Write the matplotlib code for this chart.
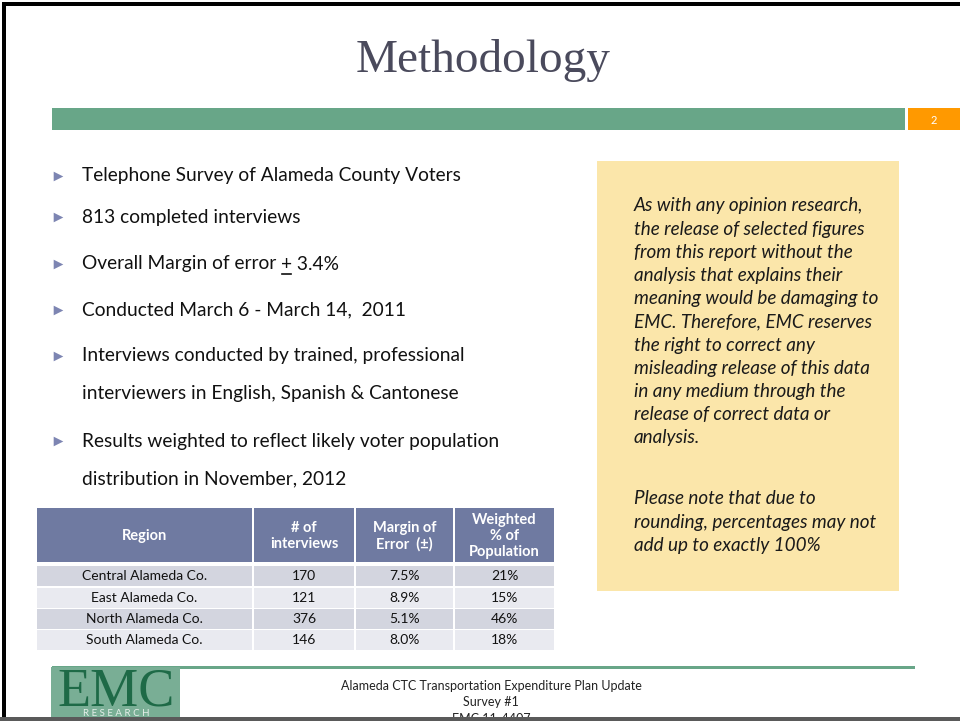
import matplotlib.pyplot as plt
from matplotlib.patches import Rectangle

# slide text
title = "Methodology"
page_no = "2"
bullets = [
    "Telephone Survey of Alameda County Voters",
    "813 completed interviews",
    None,  # margin of error line, drawn in pieces
    "Conducted March 6 - March 14,  2011",
    "Interviews conducted by trained, professional",
    "Results weighted to reflect likely voter population",
]
bullet_cont = {4: "interviewers in English, Spanish & Cantonese",
               5: "distribution in November, 2012"}
moe_parts = ["Overall Margin of error ", "+", " 3.4%"]

note_lines = [
    "As with any opinion research,",
    "the release of selected figures",
    "from this report without the",
    "analysis that explains their",
    "meaning would be damaging to",
    "EMC. Therefore, EMC reserves",
    "the right to correct any",
    "misleading release of this data",
    "in any medium through the",
    "release of correct data or",
    "analysis.",
]
note2_lines = [
    "Please note that due to",
    "rounding, percentages may not",
    "add up to exactly 100%",
]

# table data
headers = ["Region", "# of\ninterviews", "Margin of\nError  (\u00b1)", "Weighted\n% of\nPopulation"]
regions = ["Central Alameda Co.", "East Alameda Co.", "North Alameda Co.", "South Alameda Co."]
interviews = [170, 121, 376, 146]
moe = ["7.5%", "8.9%", "5.1%", "8.0%"]
weighted = ["21%", "15%", "46%", "18%"]

footer = ["Alameda CTC Transportation Expenditure Plan Update", "Survey #1", "EMC 11-4407"]

SANS = "Lato"
GREEN = "#68a688"
SLATE = "#6f7aa1"
BODY = 13.8

fig = plt.figure(figsize=(9.6, 7.21), dpi=100)
ax = fig.add_axes([0, 0, 1, 1])
ax.set_xlim(0, 960)
ax.set_ylim(721, 0)
ax.axis("off")

# frame
ax.add_patch(Rectangle((2, 2), 960, 4, color="black", lw=0))
ax.add_patch(Rectangle((2, 2), 4, 720, color="black", lw=0))

# title + header bar
ax.text(483, 72, title, ha="center", va="baseline", fontsize=34,
        family="Liberation Serif", color="#4a4a5c")
ax.add_patch(Rectangle((52, 108), 853, 22, color=GREEN, lw=0))
ax.add_patch(Rectangle((908, 108), 60, 22, color="#ff9900", lw=0))
ax.text(934, 120, page_no, ha="center", va="center", fontsize=8, color="white", family=SANS)

# bullets
ys = [176, 217, 264, 310, 356, 441]
cont_y = {4: 394, 5: 479}
for i, y in enumerate(ys):
    ax.scatter([58], [y], marker=">", s=48, color="#7d85b2", lw=0)
    if bullets[i] is not None:
        ax.text(82, y, bullets[i], va="center", fontsize=BODY, family=SANS, color="#111111")
    if i in bullet_cont:
        ax.text(82, cont_y[i], bullet_cont[i], va="center", fontsize=BODY, family=SANS, color="#111111")

# margin of error line with underlined plus
fig.canvas.draw()
r = fig.canvas.get_renderer()
t1 = ax.text(82, 264, moe_parts[0], va="center", fontsize=BODY, family=SANS, color="#111111")
bb = t1.get_window_extent(r)
x1 = ax.transData.inverted().transform((bb.x1, 0))[0]
t2 = ax.text(x1, 264, moe_parts[1], va="center", fontsize=BODY, family=SANS, color="#111111")
bb2 = t2.get_window_extent(r)
x2 = ax.transData.inverted().transform((bb2.x1, 0))[0]
ax.plot([x1 + 1, x2 - 1], [273.5, 273.5], color="#111111", lw=1.2)
ax.text(x2, 264, moe_parts[2], va="center", fontsize=BODY, family=SANS, color="#111111")

# table
col_x = [37, 254, 356, 455]
col_w = [215, 100, 97, 99]
h_top, h_bot = 508, 562
for cx, cw, h in zip(col_x, col_w, headers):
    ax.add_patch(Rectangle((cx, h_top), cw, h_bot - h_top, color=SLATE, lw=0))
    ax.text(cx + cw / 2, (h_top + h_bot) / 2 + 1, h, ha="center", va="center",
            fontsize=10.5, fontweight="bold", family=SANS, color="white", linespacing=1.15)
row_top = [566, 588, 609, 630]
row_h = 20
for j, (rg, n, m, w) in enumerate(zip(regions, interviews, moe, weighted)):
    fill = "#d3d5df" if j % 2 == 0 else "#e9eaf0"
    for cx, cw, val in zip(col_x, col_w, [rg, str(n), m, w]):
        ax.add_patch(Rectangle((cx, row_top[j]), cw, row_h, color=fill, lw=0))
        ax.text(cx + cw / 2, row_top[j] + row_h / 2, val, ha="center", va="center",
                fontsize=10, family=SANS, color="#111111")

# note box
ax.add_patch(Rectangle((597, 161), 302, 430, color="#fbe6aa", lw=0))
for k, line in enumerate(note_lines):
    ax.text(634, 206 + k * 23.2, line, va="center", fontsize=13.6, style="italic",
            family=SANS, color="#1a1a1a")
for k, line in enumerate(note2_lines):
    ax.text(634, 499 + k * 23.2, line, va="center", fontsize=13.6, style="italic",
            family=SANS, color="#1a1a1a")

# footer
ax.add_patch(Rectangle((52, 666), 863, 3, color=GREEN, lw=0))
ax.add_patch(Rectangle((51, 667), 129, 50, color="#79ae95", lw=0))
ax.text(116, 705, "EMC", ha="center", va="baseline", fontsize=39,
        family="Liberation Serif", color="#1e6a47")
ax.text(116, 713, "R E S E A R C H", ha="center", va="center", fontsize=7,
        family=SANS, color="#e6efea")
for k, line in enumerate(footer):
    ax.text(491, 686 + k * 16.5, line, ha="center", va="center", fontsize=9,
            family=SANS, color="#222222")
ax.add_patch(Rectangle((0, 717), 960, 4, color="#5a5a5a", lw=0, zorder=5))

fig.savefig("out.png", dpi=100)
------------------------------------------------------------
Using the data above, write out every line exactly, leaving the images behind.

Answer to the problem =>
Write the matplotlib code for this chart.
import matplotlib.pyplot as plt
from matplotlib.patches import Rectangle

# slide text
title = "Methodology"
page_no = "2"
bullets = [
    "Telephone Survey of Alameda County Voters",
    "813 completed interviews",
    None,  # margin of error line, drawn in pieces
    "Conducted March 6 - March 14,  2011",
    "Interviews conducted by trained, professional",
    "Results weighted to reflect likely voter population",
]
bullet_cont = {4: "interviewers in English, Spanish & Cantonese",
               5: "distribution in November, 2012"}
moe_parts = ["Overall Margin of error ", "+", " 3.4%"]

note_lines = [
    "As with any opinion research,",
    "the release of selected figures",
    "from this report without the",
    "analysis that explains their",
    "meaning would be damaging to",
    "EMC. Therefore, EMC reserves",
    "the right to correct any",
    "misleading release of this data",
    "in any medium through the",
    "release of correct data or",
    "analysis.",
]
note2_lines = [
    "Please note that due to",
    "rounding, percentages may not",
    "add up to exactly 100%",
]

# table data
headers = ["Region", "# of\ninterviews", "Margin of\nError  (\u00b1)", "Weighted\n% of\nPopulation"]
regions = ["Central Alameda Co.", "East Alameda Co.", "North Alameda Co.", "South Alameda Co."]
interviews = [170, 121, 376, 146]
moe = ["7.5%", "8.9%", "5.1%", "8.0%"]
weighted = ["21%", "15%", "46%", "18%"]

footer = ["Alameda CTC Transportation Expenditure Plan Update", "Survey #1", "EMC 11-4407"]

SANS = "Lato"
GREEN = "#68a688"
SLATE = "#6f7aa1"
BODY = 13.8

fig = plt.figure(figsize=(9.6, 7.21), dpi=100)
ax = fig.add_axes([0, 0, 1, 1])
ax.set_xlim(0, 960)
ax.set_ylim(721, 0)
ax.axis("off")

# frame
ax.add_patch(Rectangle((2, 2), 960, 4, color="black", lw=0))
ax.add_patch(Rectangle((2, 2), 4, 720, color="black", lw=0))

# title + header bar
ax.text(483, 72, title, ha="center", va="baseline", fontsize=34,
        family="Liberation Serif", color="#4a4a5c")
ax.add_patch(Rectangle((52, 108), 853, 22, color=GREEN, lw=0))
ax.add_patch(Rectangle((908, 108), 60, 22, color="#ff9900", lw=0))
ax.text(934, 120, page_no, ha="center", va="center", fontsize=8, color="white", family=SANS)

# bullets
ys = [176, 217, 264, 310, 356, 441]
cont_y = {4: 394, 5: 479}
for i, y in enumerate(ys):
    ax.scatter([58], [y], marker=">", s=48, color="#7d85b2", lw=0)
    if bullets[i] is not None:
        ax.text(82, y, bullets[i], va="center", fontsize=BODY, family=SANS, color="#111111")
    if i in bullet_cont:
        ax.text(82, cont_y[i], bullet_cont[i], va="center", fontsize=BODY, family=SANS, color="#111111")

# margin of error line with underlined plus
fig.canvas.draw()
r = fig.canvas.get_renderer()
t1 = ax.text(82, 264, moe_parts[0], va="center", fontsize=BODY, family=SANS, color="#111111")
bb = t1.get_window_extent(r)
x1 = ax.transData.inverted().transform((bb.x1, 0))[0]
t2 = ax.text(x1, 264, moe_parts[1], va="center", fontsize=BODY, family=SANS, color="#111111")
bb2 = t2.get_window_extent(r)
x2 = ax.transData.inverted().transform((bb2.x1, 0))[0]
ax.plot([x1 + 1, x2 - 1], [273.5, 273.5], color="#111111", lw=1.2)
ax.text(x2, 264, moe_parts[2], va="center", fontsize=BODY, family=SANS, color="#111111")

# table
col_x = [37, 254, 356, 455]
col_w = [215, 100, 97, 99]
h_top, h_bot = 508, 562
for cx, cw, h in zip(col_x, col_w, headers):
    ax.add_patch(Rectangle((cx, h_top), cw, h_bot - h_top, color=SLATE, lw=0))
    ax.text(cx + cw / 2, (h_top + h_bot) / 2 + 1, h, ha="center", va="center",
            fontsize=10.5, fontweight="bold", family=SANS, color="white", linespacing=1.15)
row_top = [566, 588, 609, 630]
row_h = 20
for j, (rg, n, m, w) in enumerate(zip(regions, interviews, moe, weighted)):
    fill = "#d3d5df" if j % 2 == 0 else "#e9eaf0"
    for cx, cw, val in zip(col_x, col_w, [rg, str(n), m, w]):
        ax.add_patch(Rectangle((cx, row_top[j]), cw, row_h, color=fill, lw=0))
        ax.text(cx + cw / 2, row_top[j] + row_h / 2, val, ha="center", va="center",
                fontsize=10, family=SANS, color="#111111")

# note box
ax.add_patch(Rectangle((597, 161), 302, 430, color="#fbe6aa", lw=0))
for k, line in enumerate(note_lines):
    ax.text(634, 206 + k * 23.2, line, va="center", fontsize=13.6, style="italic",
            family=SANS, color="#1a1a1a")
for k, line in enumerate(note2_lines):
    ax.text(634, 499 + k * 23.2, line, va="center", fontsize=13.6, style="italic",
            family=SANS, color="#1a1a1a")

# footer
ax.add_patch(Rectangle((52, 666), 863, 3, color=GREEN, lw=0))
ax.add_patch(Rectangle((51, 667), 129, 50, color="#79ae95", lw=0))
ax.text(116, 705, "EMC", ha="center", va="baseline", fontsize=39,
        family="Liberation Serif", color="#1e6a47")
ax.text(116, 713, "R E S E A R C H", ha="center", va="center", fontsize=7,
        family=SANS, color="#e6efea")
for k, line in enumerate(footer):
    ax.text(491, 686 + k * 16.5, line, ha="center", va="center", fontsize=9,
            family=SANS, color="#222222")
ax.add_patch(Rectangle((0, 717), 960, 4, color="#5a5a5a", lw=0, zorder=5))

fig.savefig("out.png", dpi=100)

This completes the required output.